By the Napoleonic era, although the costumes have changed, they don’t appear much simpler. These sketches by the French artist, Fragonard are works of art in themselves. Reading about Fragonard, all the emphasis is on his paintings understandably, but surely these are worthy of note as well. I’m fascinated by all the annotations, however the dense, spidery writing makes reading them very difficult. And they’re in French, of course.
Zémire et Azor is a re-telling of the Beauty and the Beast fairytale. At first I thought it was the opéra comique by the Franco/Belgian composer Getry; however it turns out to be a narrative ballet by Jean Schneitzhoeffer who was on the Opéra’s staff.
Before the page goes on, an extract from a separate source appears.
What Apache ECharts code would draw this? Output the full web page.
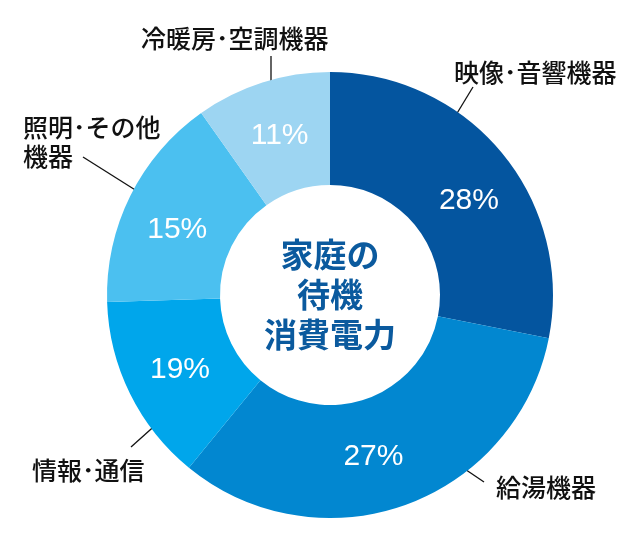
<!DOCTYPE html>
<html>
<head>
<meta charset="utf-8">
<script src="https://cdn.jsdelivr.net/npm/echarts@6/dist/echarts.min.js"></script>
<style>
html,body{margin:0;padding:0;background:#fff;}
#c{width:640px;height:539px;}
</style>
</head>
<body>
<div id="c"></div>
<script>
// Categories (clockwise from top)
var categories = ['映像･音響機器', '給湯機器', '情報･通信', '照明･その他\n機器', '冷暖房･空調機器'];
// Slice shares as drawn in the picture
var sliceShares = [28.1, 32.8, 13.6, 15.7, 9.8];
// Printed percentage labels
var pctLabels = ['28%', '27%', '19%', '15%', '11%'];
var colors = ['#04559f', '#0287d0', '#00a6eb', '#4bc0f0', '#9dd5f2'];
var centerLines = ['家庭の', '待機', '消費電力'];

// Label placement (annotation layout, not data)
var pctOffsets = [[8, 13], [-14, 2], [2, 0], [-1, 10], [1, 2]];
var nameLayout = [
  { x: 454, y: 72, line: [[445, 133], [473, 87]] },
  { x: 496, y: 487, line: [[447, 457], [484, 482]] },
  { x: 32, y: 470, line: [[169, 413], [131, 447]] },
  { x: 23, y: 142, line: [[148, 198], [83, 157]] },
  { x: 141, y: 38, line: [[271, 98], [271, 56]] }
];

var data = categories.map(function (c, i) {
  return { name: c, value: sliceShares[i], itemStyle: { color: colors[i] } };
});
var ghostData = categories.map(function (c, i) {
  return { name: c, value: sliceShares[i] };
});

var chart = echarts.init(document.getElementById('c'), null, { renderer: 'canvas' });
chart.setOption({
  backgroundColor: '#ffffff',
  animation: false,
  graphic: [{
    type: 'text',
    x: 330,
    y: 234,
    style: {
      text: centerLines.join('\n'),
      fill: '#0b5a9e',
      font: 'bold 33px "Noto Sans CJK JP"',
      lineHeight: 40,
      align: 'center',
      textAlign: 'center'
    },
    z: 10
  }],
  series: [
    {
      type: 'pie',
      center: [330, 295],
      radius: [110, 223],
      startAngle: 90,
      clockwise: true,
      silent: true,
      data: data,
      itemStyle: { borderWidth: 0 },
      label: {
        show: true,
        position: 'inside',
        formatter: function (p) { return pctLabels[p.dataIndex]; },
        color: '#ffffff',
        fontFamily: 'Liberation Sans',
        fontSize: 30,
        fontWeight: 'normal'
      },
      labelLine: { show: false },
      labelLayout: function (p) {
        var o = pctOffsets[p.dataIndex];
        return { dx: o[0], dy: o[1] };
      }
    },
    {
      type: 'pie',
      center: [330, 295],
      radius: [110, 223],
      startAngle: 90,
      clockwise: true,
      silent: true,
      data: ghostData,
      itemStyle: { color: 'rgba(0,0,0,0)', borderWidth: 0 },
      label: {
        show: true,
        position: 'outside',
        formatter: '{b}',
        color: '#111111',
        fontFamily: 'Noto Sans CJK JP',
        fontSize: 25,
        fontWeight: 500,
        lineHeight: 29,
        overflow: 'none',
        width: 300
      },
      labelLine: {
        show: true,
        length: 20,
        length2: 0,
        lineStyle: { color: '#111111', width: 1.3 }
      },
      labelLayout: function (p) {
        var l = nameLayout[p.dataIndex];
        return { x: l.x, y: l.y, align: 'left', verticalAlign: 'middle', labelLinePoints: l.line };
      }
    }
  ]
});
</script>
</body>
</html>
This French composer registers little nowadays except for another ballet, La Sylphide (in its original Paris version).
There’s nothing much by Scheitzhoeffer available easily, so here’s some music by Adolphe Adam, roughly the other composer’s contemporary.
The exotic, Arabian setting was the perfect excuse for Fragonard to let his creativity loose. How authentic they were is perhaps another matter. Be that as it may, it is one of Fragonard’s illustrations which is my favourite:
My guess is this is the costume for Azor, the ‘Beast’ of the tale, though the reds, and reddish purples are attractive.
I’ve had fun constructing this post and as usual, learning new things.